If poor people like Fayaz, Bashir and Nazir could expose the corrupt and question even the Chief Minister of the state, why can’t Muslims living in various parts of India do the same? I have personally observed that Muslims living in various parts of India hardly know about the RTI. NGOs working for Muslim welfare should take up the RTI awareness work in the community as a mission. The Union Ministry of Minority Affairs must also play its role in creating RTI awareness through various social groups, NGOs, media etc in every part of India so that this deprived community may get justice with dignity which indeed is its constitutional right.

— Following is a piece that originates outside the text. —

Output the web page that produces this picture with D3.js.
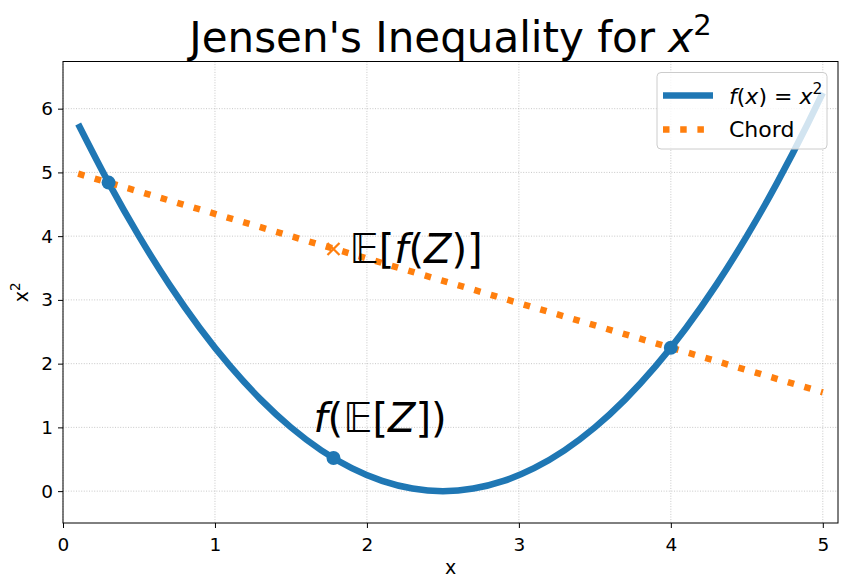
<!DOCTYPE html>
<html>
<head>
<meta charset="utf-8">
<script src="https://cdn.jsdelivr.net/npm/d3@7"></script>
<style>
  body { margin: 0; background: #fff; }
  text { font-family: "DejaVu Sans", sans-serif; }
</style>
</head>
<body>
<svg id="chart"></svg>
<script>
// curve f(x) = (x - 2.5)^2
const curveX = [0.1, 0.3, 0.5, 0.7, 0.9, 1.1, 1.3, 1.5, 1.7, 1.9, 2.1, 2.3, 2.5,
                2.7, 2.9, 3.1, 3.3, 3.5, 3.7, 3.9, 4.1, 4.3, 4.5, 4.7, 4.9, 5.0];
const curveY = [5.76, 4.84, 4.0, 3.24, 2.56, 1.96, 1.44, 1.0, 0.64, 0.36, 0.16, 0.04, 0,
                0.04, 0.16, 0.36, 0.64, 1.0, 1.44, 1.96, 2.56, 3.24, 4.0, 4.84, 5.76, 6.25];
// chord end points
const chordX = [0.1, 5.0];
const chordY = [4.98, 1.55];
// the two sample points
const pointX = [0.3, 4.0];
const pointY = [4.84, 2.25];
// mean point
const meanX = 1.78;
const meanFY = 0.52;   // f(E[Z])
const meanEY = 3.80;   // E[f(Z)]
const xTicks = [0, 1, 2, 3, 4, 5];
const yTicks = [0, 1, 2, 3, 4, 5, 6];

const width = 847, height = 587;
const margin = { top: 61.5, right: 9, bottom: 64, left: 63 };
const iw = width - margin.left - margin.right;
const ih = height - margin.top - margin.bottom;
const blue = "#1f77b4", orange = "#ff7f0e";

const svg = d3.select("#chart").attr("width", width).attr("height", height);
const chart = svg.append("g").attr("transform", `translate(${margin.left},${margin.top})`);

const xscale = d3.scaleLinear().domain([0, 5.1]).range([0, iw]);
const yscale = d3.scaleLinear().domain([-0.5, 6.74]).range([ih, 0]);

// grid
chart.append("g").selectAll("line").data(xTicks).join("line")
    .attr("x1", d => xscale(d)).attr("x2", d => xscale(d))
    .attr("y1", 0).attr("y2", ih)
    .attr("stroke", "#b0b0b0").attr("stroke-width", 0.7).attr("stroke-dasharray", "1,1.6");
chart.append("g").selectAll("line").data(yTicks).join("line")
    .attr("y1", d => yscale(d)).attr("y2", d => yscale(d))
    .attr("x1", 0).attr("x2", iw)
    .attr("stroke", "#b0b0b0").attr("stroke-width", 0.7).attr("stroke-dasharray", "1,1.6");

// axes
const xaxis = d3.axisBottom(xscale).tickValues(xTicks).tickSize(5).tickPadding(5).tickFormat(d3.format("d"));
const yaxis = d3.axisLeft(yscale).tickValues(yTicks).tickSize(5).tickPadding(5).tickFormat(d3.format("d"));
const xg = chart.append("g").attr("transform", `translate(0,${ih})`).call(xaxis);
const yg = chart.append("g").call(yaxis);
[xg, yg].forEach(g => {
    g.attr("font-size", null).attr("font-family", null);
    g.select(".domain").remove();
    g.selectAll("line").attr("stroke", "#000").attr("stroke-width", 1);
    g.selectAll("text").attr("font-size", 18.5).attr("fill", "#000");
});
xg.selectAll("text").attr("dy", "0.95em");

// curve
const pts = curveX.map((x, i) => [x, curveY[i]]);
const line = d3.line().x(d => xscale(d[0])).y(d => yscale(d[1])).curve(d3.curveMonotoneX);
chart.append("path").datum(pts).attr("d", line)
    .attr("fill", "none").attr("stroke", blue).attr("stroke-width", 6.5);

// chord
const chordPts = chordX.map((x, i) => [x, chordY[i]]);
chart.append("path").datum(chordPts).attr("d", d3.line().x(d => xscale(d[0])).y(d => yscale(d[1])))
    .attr("fill", "none").attr("stroke", orange).attr("stroke-width", 6.5)
    .attr("stroke-dasharray", "6.5,10.7");

// sample points
chart.selectAll("circle.pt").data(pointX.map((x, i) => [x, pointY[i]])).join("circle")
    .attr("class", "pt")
    .attr("cx", d => xscale(d[0])).attr("cy", d => yscale(d[1]))
    .attr("r", 7).attr("fill", blue);
chart.append("circle")
    .attr("cx", xscale(meanX)).attr("cy", yscale(meanFY)).attr("r", 7).attr("fill", blue);

// x marker
const mx = xscale(meanX), my = yscale(meanEY), s = 6;
chart.append("path")
    .attr("d", `M${mx - s},${my - s}L${mx + s},${my + s}M${mx - s},${my + s}L${mx + s},${my - s}`)
    .attr("stroke", orange).attr("stroke-width", 2.2);

// annotations
const ann1 = chart.append("text").attr("x", xscale(meanX) + 16).attr("y", my + 14)
    .attr("font-size", 40).attr("fill", "#000");
ann1.append("tspan").attr("font-style", "italic").text("𝔼");
ann1.append("tspan").text("[");
ann1.append("tspan").attr("font-style", "italic").text("f");
ann1.append("tspan").text("(");
ann1.append("tspan").attr("font-style", "italic").text("Z");
ann1.append("tspan").text(")]");

const ann2 = chart.append("text").attr("x", xscale(meanX) - 20).attr("y", yscale(meanFY) - 26)
    .attr("font-size", 40).attr("fill", "#000");
ann2.append("tspan").attr("font-style", "italic").text("f");
ann2.append("tspan").text("(");
ann2.append("tspan").attr("font-style", "italic").text("𝔼");
ann2.append("tspan").text("[");
ann2.append("tspan").attr("font-style", "italic").text("Z");
ann2.append("tspan").text("])");

// frame
chart.append("rect").attr("width", iw).attr("height", ih)
    .attr("fill", "none").attr("stroke", "#000").attr("stroke-width", 1);

// title
const title = svg.append("text").attr("x", margin.left + iw / 2).attr("y", 52)
    .attr("text-anchor", "middle").attr("font-size", 42).attr("fill", "#000");
title.append("tspan").text("Jensen's Inequality for ");
title.append("tspan").attr("font-style", "italic").text("x");
title.append("tspan").attr("font-size", 29).attr("dy", -17).text("2");

// axis labels
svg.append("text").attr("x", margin.left + iw / 2).attr("y", 574)
    .attr("text-anchor", "middle").attr("font-size", 19).text("x");
const yl = svg.append("text").attr("transform", `translate(28,${margin.top + ih / 2}) rotate(-90)`)
    .attr("text-anchor", "middle").attr("font-size", 19);
yl.append("tspan").text("x");
yl.append("tspan").attr("font-size", 13.5).attr("dy", -8).text("2");

// legend
const lg = chart.append("g").attr("transform", `translate(${657 - margin.left},${72.5 - margin.top})`);
lg.append("rect").attr("width", 170).attr("height", 76.5).attr("rx", 4)
    .attr("fill", "#fff").attr("fill-opacity", 0.8).attr("stroke", "#ccc").attr("stroke-width", 1);
lg.append("line").attr("x1", 6).attr("x2", 56).attr("y1", 23).attr("y2", 23)
    .attr("stroke", blue).attr("stroke-width", 6.5);
lg.append("line").attr("x1", 6).attr("x2", 56).attr("y1", 57).attr("y2", 57)
    .attr("stroke", orange).attr("stroke-width", 6.5).attr("stroke-dasharray", "6.5,10.7");
const l1 = lg.append("text").attr("x", 72).attr("y", 31).attr("font-size", 22);
l1.append("tspan").attr("font-style", "italic").text("f");
l1.append("tspan").text("(");
l1.append("tspan").attr("font-style", "italic").text("x");
l1.append("tspan").text(") = ");
l1.append("tspan").attr("font-style", "italic").text("x");
l1.append("tspan").attr("font-size", 15.5).attr("dy", -10).text("2");
lg.append("text").attr("x", 72).attr("y", 64.5).attr("font-size", 22).text("Chord");
</script>
</body>
</html>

A resident  from Kutabal village of Budgam district  won the CNN-IBN Citizen Journalist award for the year 2012 for his fight against corruption. The 36-year-old Fayaz Ahmad Wani (above in picture), a semi-illiterate man from small hamlet of Kutabal Chadoora  in central Kashmir’s Budgam district used RTI Act to expose a scam in Indira Awas Yojna (IAY).

 An amount of Rs 5.53 lakh was recovered by the Government after RTI expose.  The local media and CNN IBN had highlighted this issue as Fayaz turned a citizen journalist (CJ) to expose the scam.

 While speaking at the function at Taj Palace hotel in New Delhi, Fayaz said it was due to RTI that he was able to expose the corrupt. He said that he would continue to fight for justice of poor people and will use RTI to expose the corrupt. Fayaz wasn’t allowed to enter into the village for three months last summer and his brother’s medical shop was also sealed by the local Sarpanch who had issued a dikat against him and his family.

Noted social activist Anna Hazare, CNN IBN Editor-in-Chief Rajdeep Sardesai gave away the citizen journalist award to Fayaz Ahmad.

RTI activist and founder of J&K RTI Movement Dr Raja Muzaffar Bhat also accompanied Fayaz at the function in New Delhi.

Fayaz said he still receives threats from the criminal elements and appealed the civil society to come to his rescue. Noted Social Activist Anna Hazare, CNN IBN Editor in Chief gave away the citizen journalist award to Fayaz Ahmad.

The author is an RTI activist based in Budgam, Kashmir.